In our case, the poor lady has been thrusted in a heavily one-sided relationship, which is sharply skewed in her husband’s favour. In reality, Kok Alat is more of Nyalong’s master than a husband! The case, however, is not an isolated event. South Sudanese “Lost Boys”, themselves, have been implicated in the exploitation of the villagers since the early 2000s. Recently – in a post that is still active on Facebook, one certain South Sudanese American (name withheld) proudly confessed of having made a “shopping call” to Kenya around 3 years ago. The item? A wife for one of their cousin.
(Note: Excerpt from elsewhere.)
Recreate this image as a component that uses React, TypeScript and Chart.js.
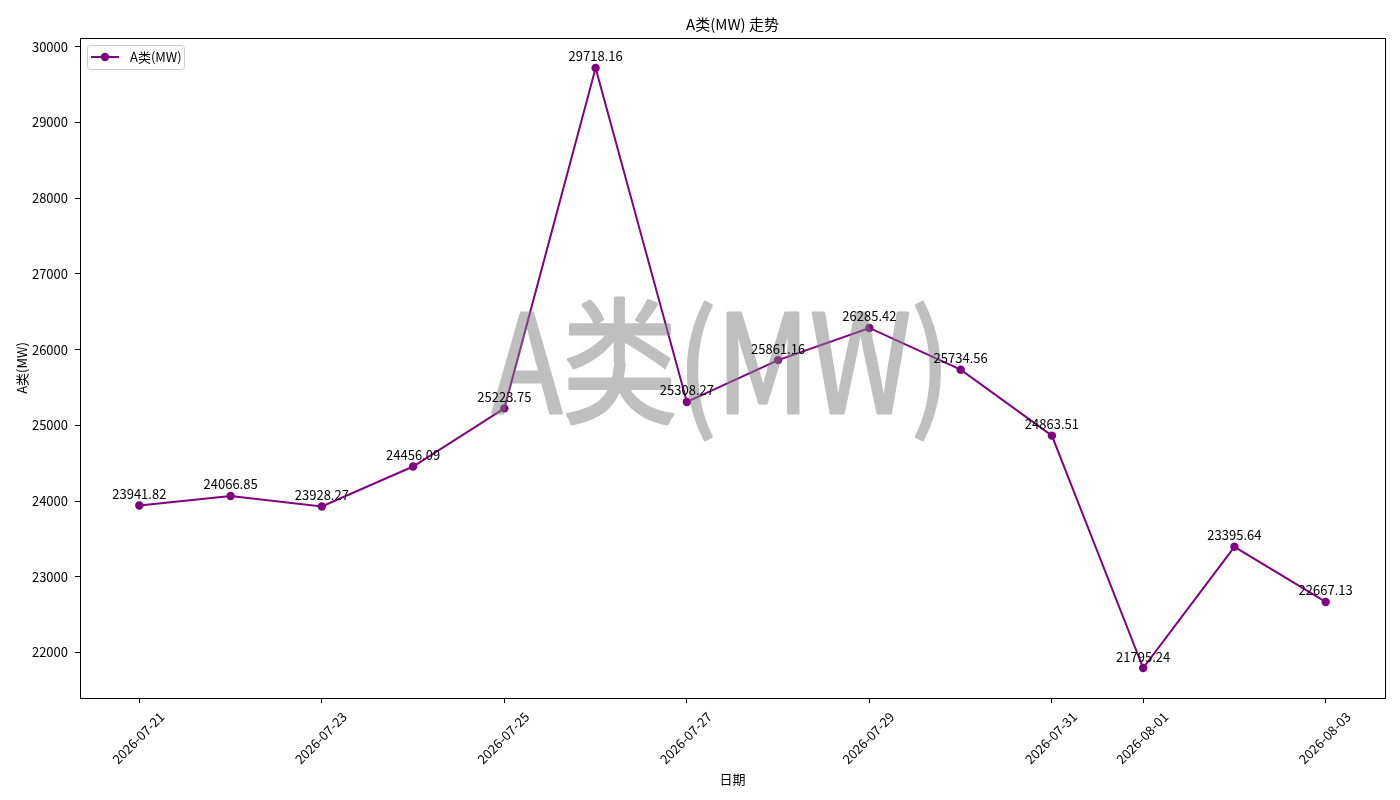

In conclusion, labouring in the hope of making a sterile point that a traditional marriage ceremony is auction is childish, irresponsible, dumb and morally wrong. As far as the Dinka community is concerned, Ke’eny remains the highest form of marital honour/way any local girl or parent can hope to tie the knot. Such marriages are some of the most durable throughout the planet.
It is no auction by the slightest shred of the imagination, to say the least. In the United States, marriages end almost as soon as they start. Dr. Phil McGraw in his 2002 book estimated the average lifespan of most American marriages to be hardly 12 months. Disparaging ke’eny is tantamount to encouraging moral decay.